*Given instruction*. Extract, in full, the lines below, beginning at the first and ending with the line that contains "from bokeh.resources import INLINE". Pictures do not belong in the copy.

*Source material*.
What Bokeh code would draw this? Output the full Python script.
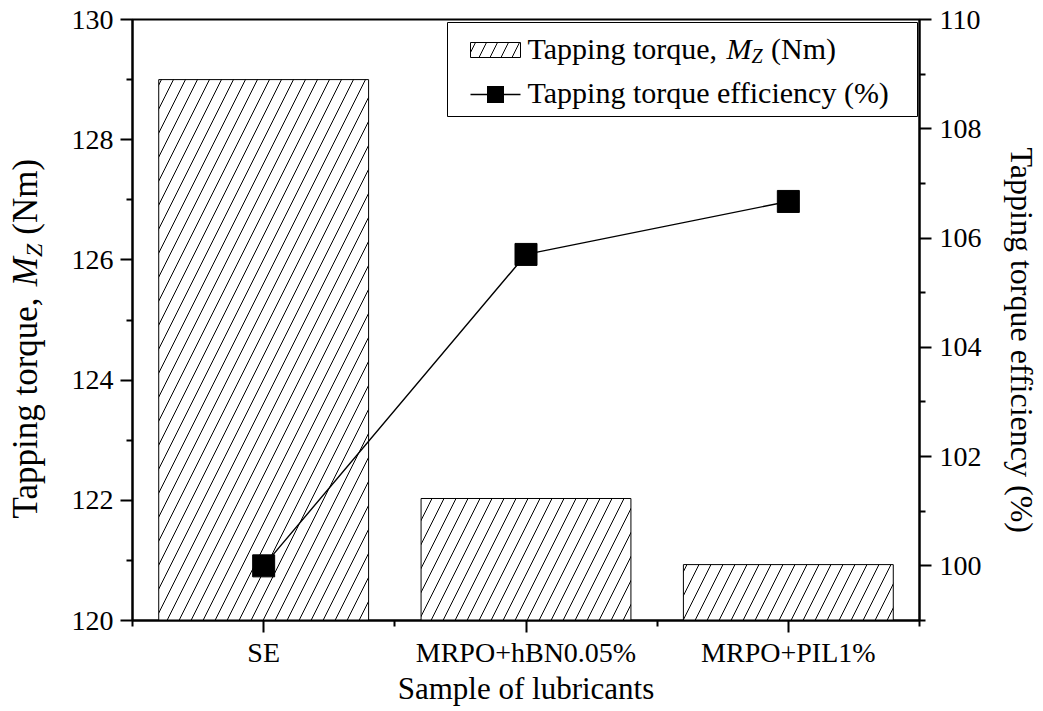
from bokeh.plotting import figure
from bokeh.layouts import row
from bokeh.models import (Range1d, LinearAxis, FixedTicker, Label, BoxAnnotation)
from bokeh.core.properties import value
from bokeh.embed import file_html
from bokeh.resources import INLINE

# ---- data ----
categories = ["SE", "MRPO+hBN0.05%", "MRPO+PIL1%"]
positions = [1, 2, 3]
torque = [129.0, 122.03, 120.93]          # Nm (left axis)
efficiency = [100.0, 105.7, 106.67]       # % (right axis)
left_ticks = [120, 122, 124, 126, 128, 130]
left_minor = [121, 123, 125, 127, 129]
right_ticks = [100, 102, 104, 106, 108, 110]
right_minor = [99, 101, 103, 105, 107, 109]
left_title = ["Tapping torque, ", "M", "Z", "(Nm)"]
right_title = "Tapping torque efficiency (%)"

FONT = "Liberation Serif"
TICK_FS = "28px"
LEG_FS = "30px"

H = 708          # canvas height
TOP = 19
BOTTOM = 88
FRAME_H = H - TOP - BOTTOM
SIDE_W = 50      # strip holding the left axis title
RSIDE_W = 56     # strip holding the right axis title
MAIN_W = 82 + 788 + 64

p = figure(width=MAIN_W, height=H, output_backend="svg", toolbar_location=None,
           x_range=Range1d(0.5, 3.5), y_range=Range1d(120, 130),
           min_border_left=132 - SIDE_W, min_border_right=64, min_border_top=TOP,
           min_border_bottom=BOTTOM)
p.extra_y_ranges = {"eff": Range1d(99, 110)}
p.xgrid.visible = False
p.ygrid.visible = False
p.outline_line_color = "black"
p.outline_line_width = 2
p.background_fill_color = "white"
p.border_fill_color = "white"


def style_axis(ax):
    ax.axis_line_width = 2
    ax.axis_line_color = "black"
    ax.major_tick_line_width = 2
    ax.minor_tick_line_width = 2
    ax.major_tick_out = 12
    ax.major_tick_in = 0
    ax.minor_tick_out = 6
    ax.minor_tick_in = 0
    ax.major_label_text_font = FONT
    ax.major_label_text_font_size = TICK_FS
    ax.major_label_text_color = "black"
    ax.axis_label_text_font = FONT
    ax.axis_label_text_font_size = "31px"
    ax.axis_label_text_font_style = "normal"
    ax.axis_label_text_color = "black"


# x axis
xa = p.xaxis[0]
style_axis(xa)
xa.ticker = FixedTicker(ticks=positions, minor_ticks=[0.5, 1.5, 2.5, 3.5])
xa.major_label_overrides = {pos: c for pos, c in zip(positions, categories)}
xa.axis_label = "Sample of lubricants"
xa.major_label_standoff = 4
xa.axis_label_standoff = 0

# left axis
ya = p.yaxis[0]
style_axis(ya)
ya.ticker = FixedTicker(ticks=left_ticks, minor_ticks=left_minor)
ya.major_label_standoff = 7

# right axis (title drawn in its own strip)
ra = LinearAxis(y_range_name="eff")
style_axis(ra)
ra.ticker = FixedTicker(ticks=right_ticks, minor_ticks=right_minor)
ra.major_label_standoff = 8
p.add_layout(ra, "right")

# bars
p.vbar(x=positions, top=torque, bottom=120, width=0.8,
       fill_color="white", line_color="black", line_width=1,
       hatch_pattern="/", hatch_color="black", hatch_weight=1, hatch_scale=24)

# efficiency line
p.line(x=positions, y=efficiency, y_range_name="eff", line_color="black", line_width=1.4)
p.scatter(x=positions, y=efficiency, y_range_name="eff", marker="square", size=22,
          fill_color="black", line_color="black")


# ---- legend (manual, screen units relative to the plot frame) ----
def lab(text, x, y, size, style="normal"):
    p.add_layout(Label(text=text, x=x, y=y, x_units="screen", y_units="screen",
                       text_font=FONT, text_font_size=size,
                       text_font_style=style, text_color="black",
                       text_align="left", text_baseline="alphabetic"))


def box(l, r, b, t, **kw):
    p.add_layout(BoxAnnotation(left=l, right=r, bottom=b, top=t,
                               left_units="screen", right_units="screen",
                               top_units="screen", bottom_units="screen", **kw))


box(315, 785, 504, 598, fill_color="white", fill_alpha=1.0,
    line_color="black", line_width=1, line_alpha=1.0)
box(338, 388, 563, 578, fill_color="white", fill_alpha=1.0,
    line_color="black", line_width=1, line_alpha=1.0,
    hatch_pattern="/", hatch_color="black", hatch_weight=1, hatch_scale=22)
box(338, 388, 525.25, 526.75, fill_color="black", fill_alpha=1.0, line_alpha=0)
box(354.5, 371.5, 517.5, 534.5, fill_color="black", fill_alpha=1.0, line_alpha=0)

tx = 395
r1 = 572
r2 = 528
lab(left_title[0], tx, r1, LEG_FS)
lab(left_title[1], tx + 199.1, r1, LEG_FS, "italic")
lab(left_title[2], tx + 224.1, r1 - 7, "20px", "italic")
lab(left_title[3], tx + 243.5, r1, LEG_FS)
lab(right_title, tx, r2, LEG_FS)

ANG = 1.5707963267948966


def strip(width):
    s = figure(width=width, height=H, output_backend="svg", toolbar_location=None,
               x_range=Range1d(0, width), y_range=Range1d(0, FRAME_H),
               min_border_left=0, min_border_right=0, min_border_top=TOP,
               min_border_bottom=BOTTOM, x_axis_type=None, y_axis_type=None)
    s.outline_line_color = None
    s.xgrid.visible = False
    s.ygrid.visible = False
    s.background_fill_color = "white"
    s.border_fill_color = "white"
    return s


def stext(fig, x, y, t, size, style="normal", angle=ANG):
    fig.text(x=[x], y=[y], text=[t], angle=angle,
             text_font=value(FONT), text_font_size=size, text_font_style=style,
             text_color="black", text_align="left", text_baseline="alphabetic")


# ---- left axis title: composed rich text (reads bottom to top) ----
side = strip(SIDE_W)
LF = 35
bx = 25
y0 = 620 - 518
w1 = 6638 * LF / 1000
w2 = 833 * LF / 1000
w3 = 556 * 0.7 * LF / 1000 + 250 * LF / 1000
stext(side, bx, y0, left_title[0], f"{LF}px")
stext(side, bx, y0 + w1, left_title[1], f"{LF}px", "italic")
stext(side, bx + 8, y0 + w1 + w2, left_title[2], f"{round(LF * 0.7)}px", "italic")
stext(side, bx, y0 + w1 + w2 + w3, left_title[3], f"{LF}px")

# ---- right axis title (reads top to bottom) ----
rside = strip(RSIDE_W)
stext(rside, 37, 620 - 147, right_title, "32px", angle=-ANG)

layout = row(side, p, rside, spacing=0)
open("out.html", "w").write(file_html(layout, INLINE))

*Written reply*.
What Bokeh code would draw this? Output the full Python script.
from bokeh.plotting import figure
from bokeh.layouts import row
from bokeh.models import (Range1d, LinearAxis, FixedTicker, Label, BoxAnnotation)
from bokeh.core.properties import value
from bokeh.embed import file_html
from bokeh.resources import INLINE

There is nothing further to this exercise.